■ **Stored data**:
☆ ☆ ☆ ☆ ☆
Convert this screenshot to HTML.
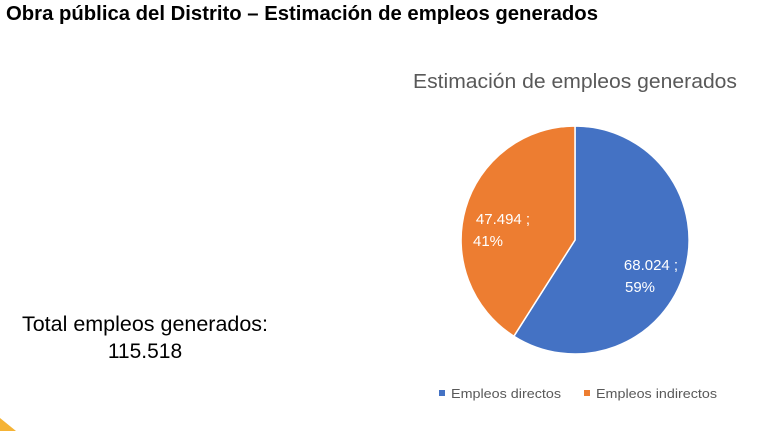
<!DOCTYPE html>
<html><head><meta charset="utf-8"><style>
html,body{margin:0;padding:0;background:#fff;}
svg{display:block;font-family:"Liberation Sans",sans-serif;}
</style></head><body>
<svg width="764" height="431" viewBox="0 0 764 431" xmlns="http://www.w3.org/2000/svg">
<rect width="764" height="431" fill="#fff"/>
<text x="6" y="20" font-size="20" font-weight="bold" fill="#000" textLength="592" lengthAdjust="spacingAndGlyphs">Obra pública del Distrito – Estimación de empleos generados</text>
<text x="413" y="88" font-size="20" fill="#595959" textLength="324" lengthAdjust="spacingAndGlyphs">Estimación de empleos generados</text>
<path d="M575,240 L575,126 A114,114 0 1,1 513.9,336.2 Z" fill="#4472c4" stroke="#fff" stroke-width="1.5"/>
<path d="M575,240 L513.9,336.2 A114,114 0 0,1 575,126 Z" fill="#ed7d31" stroke="#fff" stroke-width="1.5"/>
<text x="503" y="224" font-size="15" fill="#fff" text-anchor="middle">47.494 ;</text>
<text x="488" y="246" font-size="15" fill="#fff" text-anchor="middle">41%</text>
<text x="651" y="270" font-size="15" fill="#fff" text-anchor="middle">68.024 ;</text>
<text x="640" y="292" font-size="15" fill="#fff" text-anchor="middle">59%</text>
<rect x="439" y="390" width="6" height="6" fill="#4472c4"/>
<text x="451" y="398" font-size="13" fill="#595959" textLength="110" lengthAdjust="spacingAndGlyphs">Empleos directos</text>
<rect x="584" y="390" width="6" height="6" fill="#ed7d31"/>
<text x="596" y="398" font-size="13" fill="#595959" textLength="121" lengthAdjust="spacingAndGlyphs">Empleos indirectos</text>
<text x="145" y="331" font-size="21" fill="#000" text-anchor="middle" textLength="246" lengthAdjust="spacingAndGlyphs">Total empleos generados:</text>
<text x="145" y="358" font-size="21" fill="#000" text-anchor="middle">115.518</text>
<polygon points="0,418 0,431 16,431" fill="#f5b335"/>
</svg>
</body></html>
☆ ☆ ☆ ☆ ☆
■ **Instruction**:
Reproduce the whole listing word for word, setting aside any pictures.

■ **Reply**:
Convert this screenshot to HTML.
<!DOCTYPE html>
<html><head><meta charset="utf-8"><style>
html,body{margin:0;padding:0;background:#fff;}
svg{display:block;font-family:"Liberation Sans",sans-serif;}
</style></head><body>
<svg width="764" height="431" viewBox="0 0 764 431" xmlns="http://www.w3.org/2000/svg">
<rect width="764" height="431" fill="#fff"/>
<text x="6" y="20" font-size="20" font-weight="bold" fill="#000" textLength="592" lengthAdjust="spacingAndGlyphs">Obra pública del Distrito – Estimación de empleos generados</text>
<text x="413" y="88" font-size="20" fill="#595959" textLength="324" lengthAdjust="spacingAndGlyphs">Estimación de empleos generados</text>
<path d="M575,240 L575,126 A114,114 0 1,1 513.9,336.2 Z" fill="#4472c4" stroke="#fff" stroke-width="1.5"/>
<path d="M575,240 L513.9,336.2 A114,114 0 0,1 575,126 Z" fill="#ed7d31" stroke="#fff" stroke-width="1.5"/>
<text x="503" y="224" font-size="15" fill="#fff" text-anchor="middle">47.494 ;</text>
<text x="488" y="246" font-size="15" fill="#fff" text-anchor="middle">41%</text>
<text x="651" y="270" font-size="15" fill="#fff" text-anchor="middle">68.024 ;</text>
<text x="640" y="292" font-size="15" fill="#fff" text-anchor="middle">59%</text>
<rect x="439" y="390" width="6" height="6" fill="#4472c4"/>
<text x="451" y="398" font-size="13" fill="#595959" textLength="110" lengthAdjust="spacingAndGlyphs">Empleos directos</text>
<rect x="584" y="390" width="6" height="6" fill="#ed7d31"/>
<text x="596" y="398" font-size="13" fill="#595959" textLength="121" lengthAdjust="spacingAndGlyphs">Empleos indirectos</text>
<text x="145" y="331" font-size="21" fill="#000" text-anchor="middle" textLength="246" lengthAdjust="spacingAndGlyphs">Total empleos generados:</text>
<text x="145" y="358" font-size="21" fill="#000" text-anchor="middle">115.518</text>
<polygon points="0,418 0,431 16,431" fill="#f5b335"/>
</svg>
</body></html>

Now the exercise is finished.